C'è un interessante capitolo dedicato alle condizioni degli sloveni nella Zona A (peccato, invece, che manchi uno corrispondente per gli italiani della Zona B, almeno sul circondario di Capodistria, Isola e Pirano, i cui problemi sono però trattati dall'autrice con sommario schema interpretativo) in cui si coglie molto bene l'articolazione di posizioni politiche ed emotive: se l’unificazione nazionale era elemento preponderante, l'opzione jugoslava e ancor di più quella dello Stato socialista non trovava altrettanto compatto seguito tra gli sloveni. In questo ventaglio di idee si collocava pure il clero sloveno che aveva già assunto la difesa della slovenità ma che non risultava del tutto convinto di passare sotto un regime comunista, salvo alcune eccezioni per le quali il nazionalismo a qualsiasi prezzo sovrastava ogni altra fede. Non mancano, infine, molti riferimenti alla presenza di fuoriusciti sloveni o più genericamente slavi nella Zona A e nella penisola italiana (circa 14 mila), guardati con sospetto ed oggetto di stretta osservazione da parte dello spionaggio jugoslavo che ne temeva uso per rovesciare il potere di Tito.

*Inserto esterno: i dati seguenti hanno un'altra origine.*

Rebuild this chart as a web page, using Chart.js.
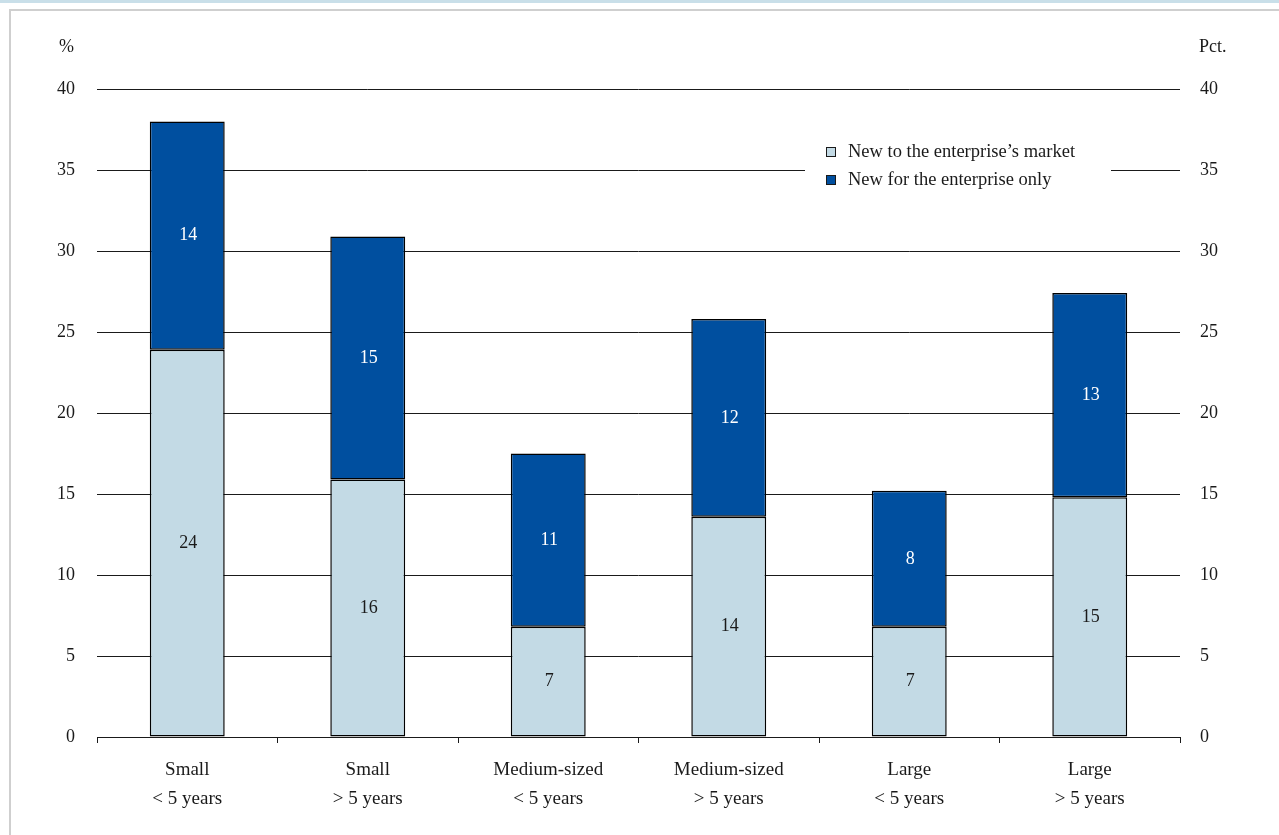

Da quei documenti riaffiora il clima di una guerra civile, senza esclusione di colpi che però coinvolgeva la popolazione solo in occasione delle grandi manifestazioni pubbliche. Certo il mondo allora era diviso e anche Trieste lo era altrettanto ma, al di là dei più fermi propositi dei singoli agitatori politici, la città era forse meno contrapposta di quanto si volesse far credere. Ecco appunto: Trieste divisa non contrapposta. E quella divisione è andata avanti per un bel po'.
Eppure la gente comune, non il militante politico che restava comunque espressione minoritaria, aveva un solo desiderio: recuperare alla vita tutti gli anni rubati dalla guerra, riprendere il lavoro, tornare alla pace. Però tutto questo nelle informative non compariva mai.